News of the merger first emerged in late September when the two parties entered into an exclusive non-binding term sheet to bring together their linear networks, digital assets, production operations and program libraries.
The deal required a 90 day period for regulatory third-party approvals to clear, which completed yesterday (December 21).
The new entity, which is publicly listed and will be led by Goenka, stands to overtake Disney’s Star India as the country’s biggest player, according to Reuters, bringing together 75 news, entertainment, sports and movie channels including Sony Max, Zee TV and streamers such as ZEE5 Global. Goenka had been under pressure at Zee amidst calls for a management reshuffle, according to reports.
The business will be majority owned (51%) by SPNI, with Zee’s founders taking 3.99%. SPNI will have a cash balance of $1.5BN at deal close to invest in enhancing the combined company’s digital platforms across technology and content, while giving it the finance to bid for major sports rights.

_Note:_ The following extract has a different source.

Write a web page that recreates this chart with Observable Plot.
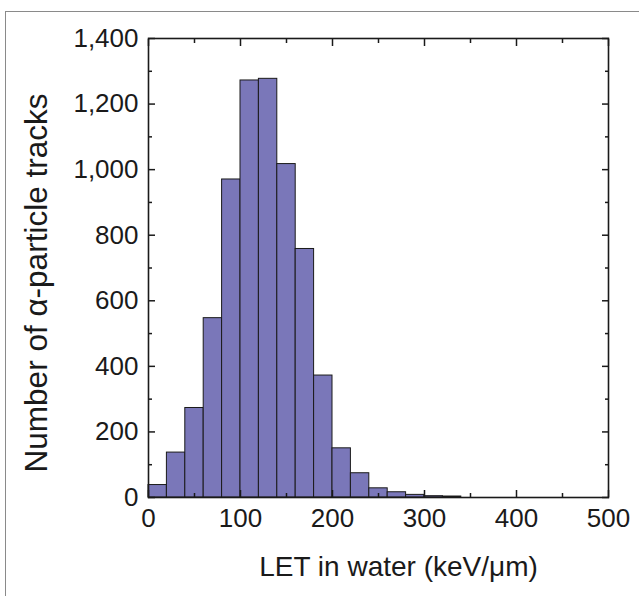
<!DOCTYPE html>
<html>
<head>
<meta charset="utf-8">
<script src="https://cdn.jsdelivr.net/npm/d3@7"></script>
<script src="https://cdn.jsdelivr.net/npm/@observablehq/plot@0.6"></script>
<style>
  html, body { margin: 0; padding: 0; background: #fff; }
  #wrap { position: relative; width: 639px; height: 596px; overflow: hidden; }
  #border { position: absolute; left: 5px; top: 11px; right: -5px; bottom: -5px;
            border-left: 1.5px solid #8a8a8a; border-top: 1.5px solid #8a8a8a; pointer-events: none; }
</style>
</head>
<body>
<div id="wrap"><div id="border"></div></div>
<script>
// LET bins (keV/µm), 20 keV/µm wide, lower edges
const binStarts = [0, 20, 40, 60, 80, 100, 120, 140, 160, 180, 200, 220, 240, 260, 280, 300, 320];
const binWidth = 20;
// Number of alpha-particle tracks per bin
const counts = [38, 137, 273, 547, 970, 1272, 1277, 1017, 758, 372, 150, 74, 28, 16, 8, 4, 3];

const xMajor = [0, 100, 200, 300, 400, 500];
const xMinor = [50, 150, 250, 350, 450];
const yMajor = [0, 200, 400, 600, 800, 1000, 1200, 1400];
const yMinor = [100, 300, 500, 700, 900, 1100, 1300];

const xLabel = "LET in water (keV/\u03BCm)";
const yLabel = "Number of \u03B1-particle tracks";

const data = binStarts.map((b, i) => ({x1: b, x2: b + binWidth, y: counts[i]}));
const ink = "#1a1a1a";

const chart = Plot.plot({
  width: 639,
  height: 596,
  marginLeft: 148,
  marginRight: 31,
  marginTop: 38,
  marginBottom: 99,
  x: {domain: [0, 500]},
  y: {domain: [0, 1400]},
  style: {fontFamily: "'Liberation Sans', Arial, Helvetica, sans-serif", color: ink, background: "transparent"},
  marks: [
    Plot.rectY(data, {x1: "x1", x2: "x2", y: "y", fill: "#7a77b9", stroke: ink, strokeWidth: 1}),
    Plot.frame({stroke: ink, strokeWidth: 1.6}),
    // inward ticks
    Plot.axisX(xMajor, {anchor: "bottom", tickSize: -7, text: null, label: null, stroke: ink, strokeWidth: 1.5}),
    Plot.axisX(xMajor, {anchor: "top", tickSize: -7, text: null, label: null, stroke: ink, strokeWidth: 1.5}),
    Plot.axisX(xMinor, {anchor: "bottom", tickSize: -4, text: null, label: null, stroke: ink, strokeWidth: 1.5}),
    Plot.axisX(xMinor, {anchor: "top", tickSize: -4, text: null, label: null, stroke: ink, strokeWidth: 1.5}),
    Plot.axisY(yMajor, {anchor: "left", tickSize: -7, text: null, label: null, stroke: ink, strokeWidth: 1.5}),
    Plot.axisY(yMajor, {anchor: "right", tickSize: -7, text: null, label: null, stroke: ink, strokeWidth: 1.5}),
    Plot.axisY(yMinor, {anchor: "left", tickSize: -4, text: null, label: null, stroke: ink, strokeWidth: 1.5}),
    Plot.axisY(yMinor, {anchor: "right", tickSize: -4, text: null, label: null, stroke: ink, strokeWidth: 1.5}),
    // tick labels
    Plot.axisX(xMajor, {anchor: "bottom", tickSize: 0, tickPadding: 11, fontSize: 26, label: null, fill: ink}),
    Plot.axisY(yMajor, {anchor: "left", tickSize: 0, tickPadding: 10, fontSize: 26, label: null, fill: ink, tickFormat: d3.format(",")}),
    // axis titles
    Plot.text([xLabel], {frameAnchor: "bottom", textAnchor: "middle", lineAnchor: "middle", dx: 20, dy: 70, fontSize: 28, fill: ink}),
    Plot.text([yLabel], {frameAnchor: "left", textAnchor: "middle", lineAnchor: "middle", dx: -112, dy: 15, rotate: -90, fontSize: 31.5, fill: ink})
  ]
});
document.getElementById("wrap").prepend(chart);
</script>
</body>
</html>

Most of the combined company’s board will be nominated by the Sony Group and include current SPNI CEO N.P. Singh as chairman of Sony Pictures India, a division of SPNI parent Sony Pictures Entertainment (SPE).
The move comes as the competition for Indian eyeballs ramps up. In a surprise move, Netflix last week significantly lowered the cost of subscriptions in the country, slashing the basic plan by 60% to just $2.62 per month.
At the same time, ZEE5 Global struck an agreement with local content studio Applause Entertainment that will see the latter create multiple Hindi shows for the streamer as ZEE5 originals.